Europa Filmes nabs Brazilian animated film "Tito and the Birds"

- Europa Filmes, one of Brazil’s top indie distributors, has taken local distribution rights to Gustavo Steinberg and Gabriel Bitar’s Brazilian animated film "Tito and the Birds", set up at Sao Paulo-Based production company Bits Filmes, Variety reports.

One of the five feature film projects chosen to be pitched at Annecy 2016 Mifa market, action drama, "Tito" targets 6-10 year olds, young adults and family audiences.

Produced by Gustavo Steinberg ("The End of the Line"), co-author of the script alongside Ataliba Benaim ("What Is It Worth?"), the film project follows Tito, a 10-year-old boy that takes off on a journey to save the world from a frightful epidemic: People are falling ill whenever they get suddenly scared.

Tito will find out that the cure is somehow related to the research of his father, an inventor who had to leave home when he was 6 years old. Tito’s search for the antidote indirectly becomes a search for his missing father and for his own identity.

"The film has a very powerful and universal subject: Fear seen from the point of view of a kid in a big city. It is a visually sophisticated project, but at the same time a very fun and engaging adventure," Steinberg told Variety.

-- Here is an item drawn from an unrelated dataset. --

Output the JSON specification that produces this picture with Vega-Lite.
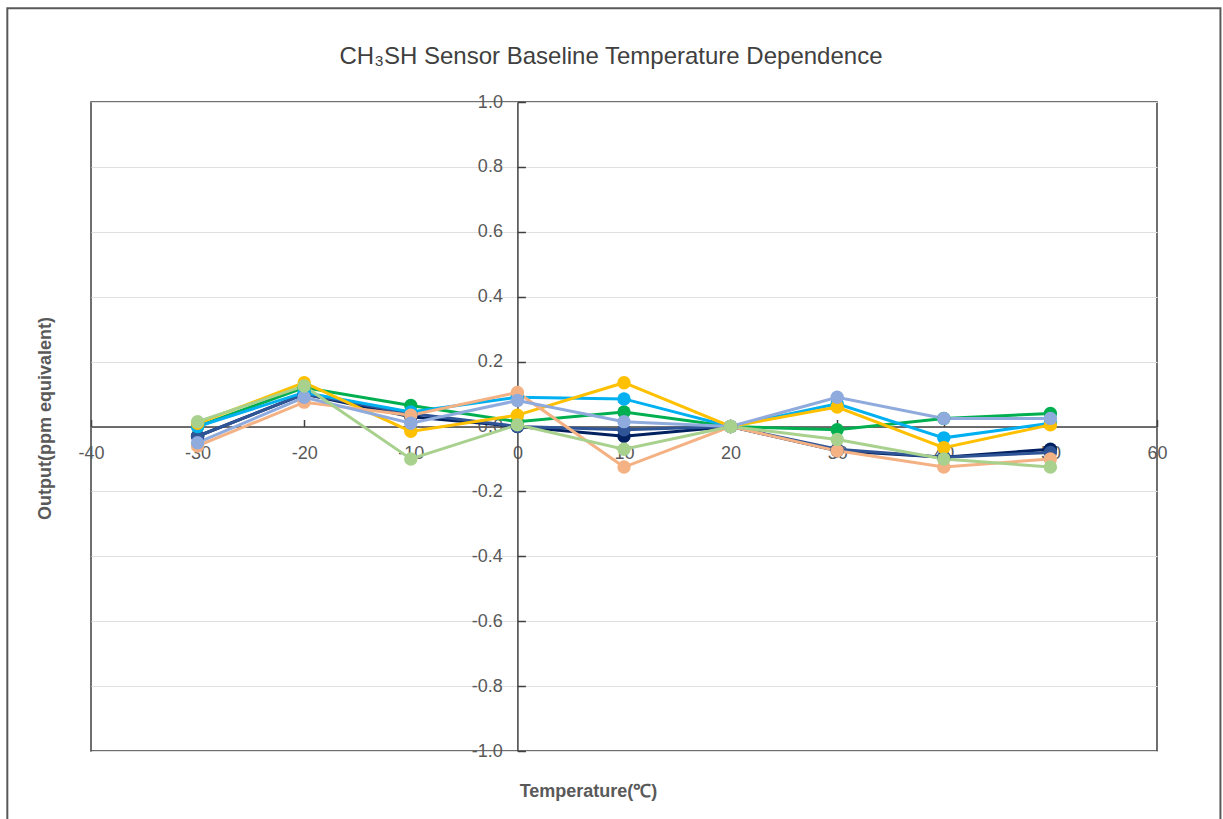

"Tito’s" key craft features significant names in Brazil’s currently booming animation industry, such as Annie Award-nominated composers Gustavo Kurlat and Binho Feffer, creators of the score of Oscar-nominee and Annecy 2014 Cristal winner, the Ale Abreu-directed "The Boy and The World," and Daniel Greco, the production supervisor on Luiz Bolognesi’s "Rio 2096 A Story of Love and Fury," Crystal Award winner in 2013.

Top Brazilian film and TV actors Matheus Nachtergaele ("The Dead Girl’s Feast "), Mateus Solano ("Trail of Lies"), Denise Fraga ("The Best Things in the World") and Otavio Augusto ("Brazil Avenue") have recorded "Tito’s" original voices.

Using a technique of cut-outs combined with 2D computer work, production is scheduled to kick-off in October 2017, while post-pro will finish by March 2018.

After raising half of the $2.2 million budget in Brazil, mostly through public funds and investors, at Annecy the producers are looking for international production and distribution partners to help close the gap financing, set in $1.1 million, Steinberg said.

Operating from 1990, Wilson Feitosa’s Europa Filmes, also an international sales company, has distributed or co-distributed in Brazil well-known local titles such as "Rio 2096: A Story of Love and Fury," "Lula, the Son of Brazil," "Big Family" and "The Regulars."